Microbially induced reduction of Uranium in contaminated mine water for bioremediation purposes: A multidisciplinary approach study

The legacy of the former uranium (U) mining in Saxony and Thuringia (Germany) still shows uranium concentrations, e.g., in the mine water of some mines. The present study describes the biostimulation of the native U reducing microbial community in a U contaminated mine water as an efficient and eco-friendly strategy for in situ bioremediation to prospectively support or outperform chemical water treatments.

The microbial community was characterized by 16S and ITS1 rRNA gene analyses, showing a relative abundance of native microbial groups with the ability to alter the speciation and redox state of soluble U (e.g., _{Desulfovibrio}, Gallionella, Penicillium and Aspergillus). Additionally, Inductively Coupled Plasma-Mass spectrometry (ICP-MS) and Ionic Chromatography (IC) were used to determine geochemical profile of the mine water, exhibiting a notable concentration of U (1.01mg/L), SO₄ ^2- (335mg/L), Fe (0.99mg/L) and Mn (1.44mg/L). Cryo-Time-Resolved Laser Fluorescence spectroscopy (cryo-TRLFS) and Parallel Factor Analysis (PARAFAC) determined the aqueous species Ca₂UO₂(CO₃)₃ ^4- as the main U species in mine water. A set of anerobic microcosms, supplemented with glycerol (10mM) as electron donor to stimulate U reducing bacteria, were designed as basis of an in situ bioremediation strategy for uranium contaminated waters. A thermodynamic Eh-pH dominance diagram calculated using Geochemist's Workbench predicted the reduction of U(VI) and the formation of the solid U-ore (uraninite). At the end of the experiment, ICP-MS and Ion-Chromatography analysis from the microcosms revealed a decrease of U (≈98%), Fe (≈91%) and SO₄ ^2- (≈88%). Furthermore, the black precipitate formed at the bottom of the microcosm was analyzed by High Energy Resolution Fluorescence Detected Near-edge X-ray absorption fine structure (HERFD-XANES) and Extended X-ray absorption fine structure (EXAFS) identifying mainly U(IV) (≈80%) and U(V) (≈20%).

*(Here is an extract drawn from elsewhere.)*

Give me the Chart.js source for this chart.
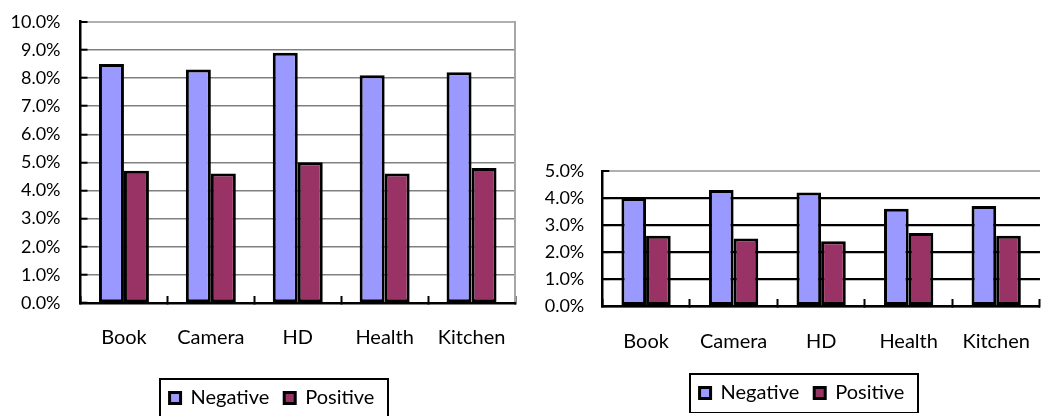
<!DOCTYPE html>
<html><head><meta charset="utf-8">
<script src="https://cdn.jsdelivr.net/npm/chart.js@4.4.1/dist/chart.umd.min.js"></script>
<style>
html,body{margin:0;padding:0;background:#fff;overflow:hidden;width:1053px;height:416px;position:relative;}
canvas{position:absolute;top:0;}
#c1{left:0;} #c2{left:520px;}
</style></head><body>
<canvas id="c1" width="544" height="418"></canvas>
<canvas id="c2" width="541" height="413"></canvas>
<script>
const categories = ['Book', 'Camera', 'HD', 'Health', 'Kitchen'];
const seriesNames = ['Negative', 'Positive'];
const leftNegative = [8.5, 8.3, 8.9, 8.1, 8.2];
const leftPositive = [4.7, 4.6, 5.0, 4.6, 4.8];
const rightNegative = [4.0, 4.3, 4.2, 3.6, 3.7];
const rightPositive = [2.6, 2.5, 2.4, 2.7, 2.6];
const leftTickLabels = ['0.0%', '1.0%', '2.0%', '3.0%', '4.0%', '5.0%', '6.0%', '7.0%', '8.0%', '9.0%', '10.0%'];
const rightTickLabels = ['0.0%', '1.0%', '2.0%', '3.0%', '4.0%', '5.0%'];

const NEG_COLOR = '#9999FF';
const POS_COLOR = '#993366';
const FONT = 'Lato, "Open Sans", sans-serif';

const legendFrame = {
  id: 'legendFrame',
  afterDraw(chart, args, opts) {
    const hb = chart.legend && chart.legend.legendHitBoxes;
    if (!hb || !hb.length) return;
    const c = chart.ctx;
    const first = hb[0], last = hb[hb.length - 1];
    const l = first.left - opts.padL, r = last.left + last.width + opts.padR;
    const cy = first.top + first.height / 2;
    c.save();
    c.strokeStyle = '#000';
    c.lineWidth = 2;
    c.strokeRect(Math.round(l), Math.round(cy - opts.h / 2), Math.round(r - l), opts.h);
    c.restore();
  }
};

function makeChart(id, cfg) {
  const scales = {
    x: {
      grid: { display: true, offset: true, drawOnChartArea: false, drawTicks: true, tickLength: -7, tickColor: '#000', tickWidth: 2 },
      border: { display: true, color: '#000', width: 2.5, z: 1 },
      ticks: { color: '#000', font: { size: 20, family: FONT }, padding: cfg.xPad, maxRotation: 0, autoSkip: false },
      afterFit: s => { s.height = cfg.xH; }
    },
    y: {
      min: 0, max: cfg.max,
      ticks: { stepSize: 1, callback: (v, i) => cfg.tickLabels[i], color: '#000', font: { size: 18, family: FONT }, padding: cfg.yPad },
      grid: {
        color: ctx => (ctx.tick && ctx.tick.value === cfg.max) ? '#b0b0b0' : cfg.gridColor,
        lineWidth: ctx => (ctx.tick && ctx.tick.value === cfg.max) ? 2 : cfg.gridWidth,
        tickColor: '#000', tickWidth: 2, tickLength: -7
      },
      border: { display: true, color: '#000', width: 2.5, z: 1 },
      afterFit: s => { s.width = cfg.yW; s.paddingTop = 12; s.paddingBottom = 12; }
    }
  };
  if (cfg.rightW) {
    scales.yR = {
      type: 'linear', position: 'right', display: true,
      grid: { display: false, drawTicks: false },
      ticks: { display: false, padding: 0 },
      border: { display: true, color: '#a6a6a6', width: 2 },
      afterFit: s => { s.width = cfg.rightW; s.paddingTop = 0; s.paddingBottom = 0; }
    };
  }
  return new Chart(document.getElementById(id), {
    type: 'bar',
    data: {
      labels: categories,
      datasets: [
        { label: seriesNames[0], data: cfg.neg, backgroundColor: NEG_COLOR, borderColor: '#000', borderWidth: 3, borderSkipped: false, inflateAmount: 0 },
        { label: seriesNames[1], data: cfg.pos, backgroundColor: POS_COLOR, borderColor: '#000', borderWidth: 3, borderSkipped: false, inflateAmount: 0 }
      ]
    },
    options: {
      responsive: false, animation: false, devicePixelRatio: 1,
      categoryPercentage: cfg.catPct, barPercentage: 1,
      layout: { padding: { top: cfg.padTop, left: cfg.padLeft, right: 0, bottom: 0 } },
      events: [],
      plugins: {
        legend: { position: 'bottom', labels: { boxWidth: 11, boxHeight: 11, padding: 15, color: '#000', font: { size: 20, family: FONT } } },
        tooltip: { enabled: false },
        legendFrame: cfg.frame
      },
      scales
    },
    plugins: [legendFrame]
  });
}

function build() {
  Chart.defaults.font.family = FONT;
  makeChart('c1', {
    neg: leftNegative, pos: leftPositive, max: 10, tickLabels: leftTickLabels,
    gridColor: '#808080', gridWidth: 1.4, padTop: 21.7, padLeft: 0, yW: 80.5, rightW: 29,
    xH: 70, xPad: 30, yPad: 27, catPct: 0.575, frame: { padL: 10, padR: 13, h: 38 }
  });
  makeChart('c2', {
    neg: rightNegative, pos: rightPositive, max: 5, tickLabels: rightTickLabels,
    gridColor: '#000', gridWidth: 2.2, padTop: 171, padLeft: 23, yW: 59.3, rightW: 0,
    xH: 62, xPad: 31, yPad: 25, catPct: 0.563, frame: { padL: 10, padR: 13, h: 39 }
  });
}
if (document.fonts && document.fonts.load) {
  Promise.all([document.fonts.load('20px Lato'), document.fonts.load('18px Lato')]).then(build, build);
} else { build(); }
</script>
</body></html>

The results obtained revealed that microbial cycling processes have a significant impact on the complete enzymatic reduction of soluble U(VI) to U(IV) and U(V) by the addition of an electron donor in low U concentration contaminated mine water. Therefore, this methodology could be an efficient bioremediation approach for the management of U contaminated mine water, as well as low U contaminated mine water scenarios, through the biostimulation of its indigenous microbial community.